Because of these differences, we sometimes see things in a different light. Our approaches to some issues may not be exactly the same. It is important to keep in mind that these are the products of history and cannot be changed at will. To respect these differences is to show respect to history. To appreciate why there are the differences will lay the foundations for constructive and productive relations.
Second, cooperation. Despite all our differences, our common interests far outweigh them and are still growing. Economically, we are each other's second largest trading partners. Bilateral trade almost reached U.S.$500 billion last year, an increase of 200 times over the early days of our diplomatic relations. Besides, there is a high degree of complementarity between our two economies, which offers great potentials for mutually beneficial cooperation.
At the 5th Round of Strategic and Economic Dialogues held here in Washington D.C. last July, the two sides agreed to start substantive negotiations on a bilateral investment agreement (BIT) on the basis of Pre-Establishment National Treatment and a negative list. The BIT, once concluded, will unlock tremendous opportunities for American businesses. In addition, China has just set up a Pilot Free Trade Zone located in Shanghai. It is not just a business opportunity, but also a new signal of China's reform and opening-up.
We also share important international responsibilities. China and the US both are permanent members of the UN Security Council. Together with other members, we shoulder "primary responsibility for international peace and security".
Moreover, we are confronted with so many common challenges. Climate change is one of the biggest and most pressing challenges. Food security, energy security, disease prevention, alleviating poverty, combating transnational crimes, counter-terrorism, non-proliferation, are all calling for our joint efforts.
Even our differences could be turned into rallying points. Economic complementarity is a good example. Cultural and educational exchanges are also areas where diversity means opportunities for mutual learning. In this regard, I would like to commend the contributions made by the the China-U.S. Consultation on People-to-People Exchange (CPE). We look forward to the fourth CPE to be held in Washington, D.C. in November.

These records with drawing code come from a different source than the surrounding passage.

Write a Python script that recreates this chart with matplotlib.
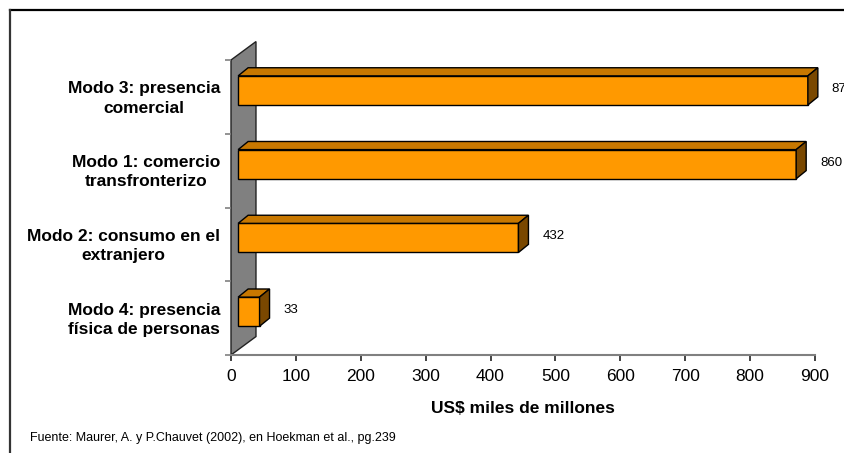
import matplotlib
matplotlib.use("Agg")
import matplotlib.pyplot as plt
from matplotlib.patches import Polygon
from matplotlib.lines import Line2D

plt.rcParams['font.family'] = ['Liberation Sans', 'DejaVu Sans']

categories = ["Modo 4: presencia\nfísica de personas",
              "Modo 2: consumo en el\nextranjero",
              "Modo 1: comercio\ntransfronterizo",
              "Modo 3: presencia\ncomercial"]
values = [33, 432, 860, 878]
xticks = [0, 100, 200, 300, 400, 500, 600, 700, 800, 900]
xlabel = "US$ miles de millones"
source = "Fuente: Maurer, A. y P.Chauvet (2002), en Hoekman et al., pg.239"

W, H = 844, 453
fig = plt.figure(figsize=(W / 100, H / 100), dpi=100)
ax = fig.add_axes([231 / W, (H - 355) / H, 584 / W, 295 / H])
ax.set_xlim(0, 900)
ax.set_ylim(0, 4)

front = "#FF9900"
top_c = "#C87800"
side_c = "#7A4800"

# 3D depth in data units
x0 = 11.0
bar_off = 0.39
bar_h = 0.395
ddx = 15.4
ddy = 0.11
wall_dx = 38.5
wall_dy = 0.25

# back wall
wall = Polygon([(0, 0), (0, 4), (wall_dx, 4 + wall_dy), (wall_dx, wall_dy)],
               closed=True, facecolor="#808080", edgecolor="#222222",
               lw=1.0, clip_on=False, zorder=1)
ax.add_patch(wall)

ys = [i + bar_off for i in range(len(values))]
ax.barh(ys, values, left=x0, height=bar_h, align='edge', color=front,
        edgecolor="black", linewidth=1.0, zorder=3)
for y, v in zip(ys, values):
    xe = x0 + v
    yt = y + bar_h
    ax.add_patch(Polygon([(x0, yt), (x0 + ddx, yt + ddy), (xe + ddx, yt + ddy), (xe, yt)],
                         closed=True, facecolor=top_c, edgecolor="black", lw=1.0,
                         zorder=3, clip_on=False))
    ax.add_patch(Polygon([(xe, y), (xe, yt), (xe + ddx, yt + ddy), (xe + ddx, y + ddy)],
                         closed=True, facecolor=side_c, edgecolor="black", lw=1.0,
                         zorder=3, clip_on=False))
    ax.text(xe + 37, y + bar_h / 2 + 0.02, f"{v}", ha='left', va='center',
            fontsize=9.5, color="black", clip_on=False)

# axes styling
for s in ['top', 'right', 'left']:
    ax.spines[s].set_visible(False)
ax.spines['bottom'].set_color("#808080")
ax.spines['bottom'].set_linewidth(1.5)
ax.set_xticks(xticks)
ax.set_xticklabels([str(t) for t in xticks], fontsize=12.5)
ax.tick_params(axis='x', direction='out', length=4, width=1.2, color="#222222", pad=6)

ax.set_yticks(range(5))
ax.set_yticklabels([])
ax.tick_params(axis='y', which='major', direction='out', length=4.5, width=1.2, color="#808080")
ax.set_yticks([y + bar_h / 2 - 0.06 for y in ys], minor=True)
ax.set_yticklabels(categories, minor=True, fontsize=12.5, fontweight='bold',
                   multialignment='center', linespacing=1.35)
ax.tick_params(axis='y', which='minor', length=0, pad=8)

ax.set_xlabel(xlabel, fontsize=12.5, fontweight='bold', labelpad=12)
ax.patch.set_alpha(0)

fig.text(30 / W, 1 - 438 / H, source, fontsize=9, ha='left', va='center')

# outer frame (top and left edges)
fig.add_artist(Line2D([9.5 / W, 1.0], [1 - 9.5 / H, 1 - 9.5 / H], color="black", lw=1.6,
                      transform=fig.transFigure))
fig.add_artist(Line2D([9.5 / W, 9.5 / W], [0, 1 - 9.5 / H], color="#333333", lw=1.6,
                      transform=fig.transFigure))

fig.savefig("out.png", dpi=100)
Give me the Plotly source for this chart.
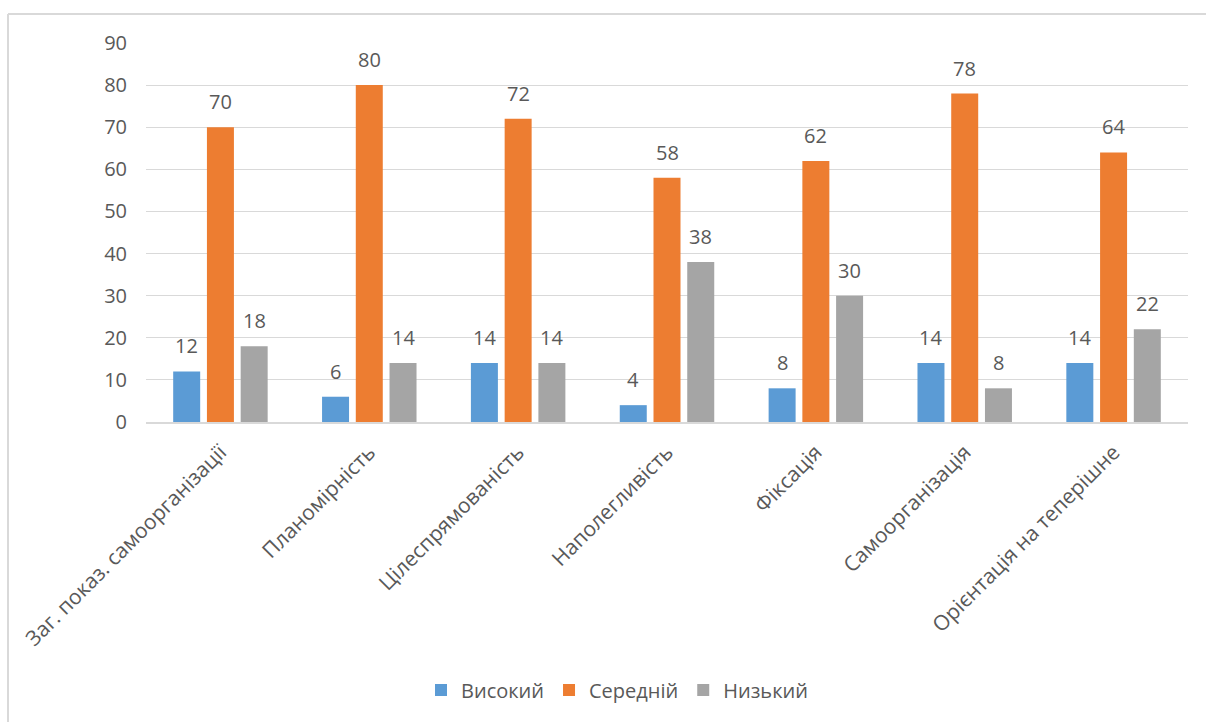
import plotly.graph_objects as go

categories = ["Заг. показ. самоорганізації", "Планомірність", "Цілеспрямованість",
              "Наполегливість", "Фіксація", "Самоорганізація", "Орієнтація на теперішне"]
series_names = ["Високий", "Середній", "Низький"]
high = [12, 6, 14, 4, 8, 14, 14]
mid = [70, 80, 72, 58, 62, 78, 64]
low = [18, 14, 14, 38, 30, 8, 22]
colors = ["#5B9BD5", "#ED7D31", "#A5A5A5"]
y_ticks = [0, 10, 20, 30, 40, 50, 60, 70, 80, 90]

W, H = 1206, 722
ML, MR, MT, MB = 146, 18, 43, 300
BARGAP, GROUPGAP = 0.32, 0.2
FONT = "Open Sans"
TXT = "#595959"

fig = go.Figure()
values = [high, mid, low]
for name, vals, col in zip(series_names, values, colors):
    fig.add_trace(go.Bar(name=name, x=categories, y=vals, marker_color=col,
                         marker_line_width=0))

plot_w = W - ML - MR
slot = plot_w / len(categories) * (1 - BARGAP) / len(values)
annotations = []
for i, vals in enumerate(values):
    for c, v in zip(categories, vals):
        annotations.append(dict(x=c, y=v, xref="x", yref="y", text=str(v),
                                showarrow=False, yanchor="bottom",
                                xshift=(i - 1) * slot, yshift=10,
                                font=dict(family=FONT, size=20, color=TXT)))

plot_h = H - MT - MB
def px_x(p):
    return (p - ML) / plot_w
def px_y(p):
    return (H - MB - p) / plot_h

shapes = [
    dict(type="line", xref="paper", yref="paper", x0=px_x(8), x1=px_x(W), y0=px_y(14), y1=px_y(14),
         line=dict(color="#D9D9D9", width=2)),
    dict(type="line", xref="paper", yref="paper", x0=px_x(8), x1=px_x(8), y0=px_y(14), y1=px_y(H),
         line=dict(color="#D9D9D9", width=2)),
]

fig.update_layout(
    width=W, height=H,
    margin=dict(l=ML, r=MR, t=MT, b=MB),
    paper_bgcolor="white", plot_bgcolor="white",
    barmode="group", bargap=BARGAP, bargroupgap=GROUPGAP,
    font=dict(family=FONT, size=20, color=TXT),
    annotations=annotations, shapes=shapes,
    legend=dict(orientation="h", x=px_x(617), xanchor="center", y=px_y(690), yanchor="middle",
                font=dict(family=FONT, size=20, color=TXT), itemsizing="constant",
                traceorder="normal"),
    xaxis=dict(tickangle=-45, showgrid=False, showline=True, linecolor="#D9D9D9", linewidth=1.5,
               ticks="outside", ticklen=8, tickcolor="rgba(0,0,0,0)",
               tickfont=dict(family=FONT, size=21, color=TXT)),
    yaxis=dict(range=[0, 90], tickvals=y_ticks, showgrid=True, gridcolor="#D9D9D9", gridwidth=1.3,
               zeroline=False, showline=False, ticklabelstandoff=18,
               tickfont=dict(family=FONT, size=20, color=TXT)),
    showlegend=True,
)

fig.write_html("out.html")
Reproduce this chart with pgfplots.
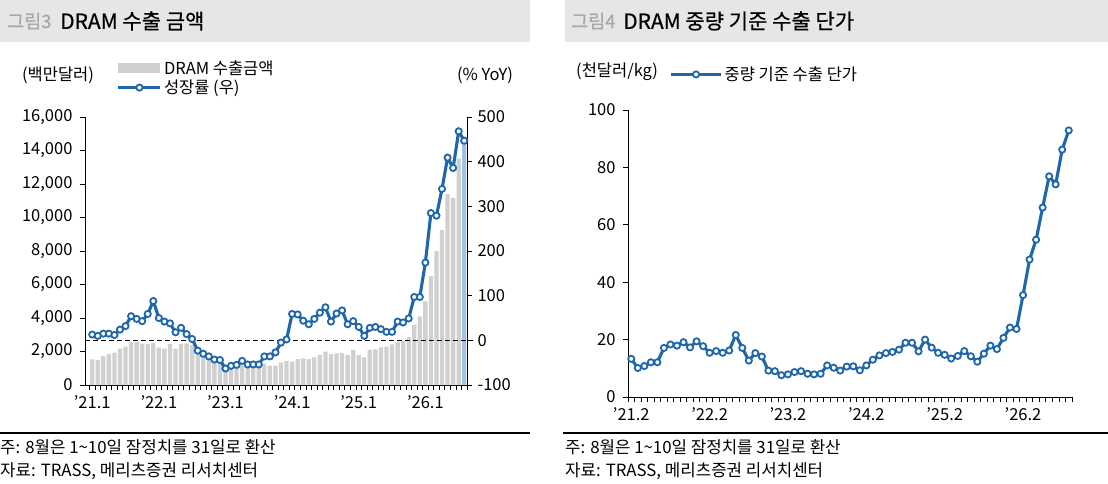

Third, responsibility. We are two great countries. Our relationship not only affects the future of our two peoples, but also has a major impact on the Asia-Pacific region and the world as a whole. The stakes are high. We have to manage the relationship with a strong sense of responsibility.
Responsibility means being prudent and cautious. Each should respect the other's major interests and concerns. Each should act cautiously on issues of concern to the other. Neither should allow itself to be taken advantage of by any third party and let other people's troubles become our problems.
Responsibility means acting positively and constructively. There are always difficulties and challenges. A positive approach will produce positive results. We should always make our best efforts to expand common interests and manage the differences in a constructive way.
Responsibility also means taking the long-term view. Immediate gains are often tempting, but too much focus on them is short-sighted. For countries like China and the US, we should have the capability to look ahead and shoulder the responsibility to work for the long-term interests.
These are a few of my observations on the new model of relationship. Now, the goal is set. The direction is clear. But the real test is still before us. I have full confidence in our two great peoples. I have full confidence in our common future. If this is a new long march, there is no turning back. Let's move forward together.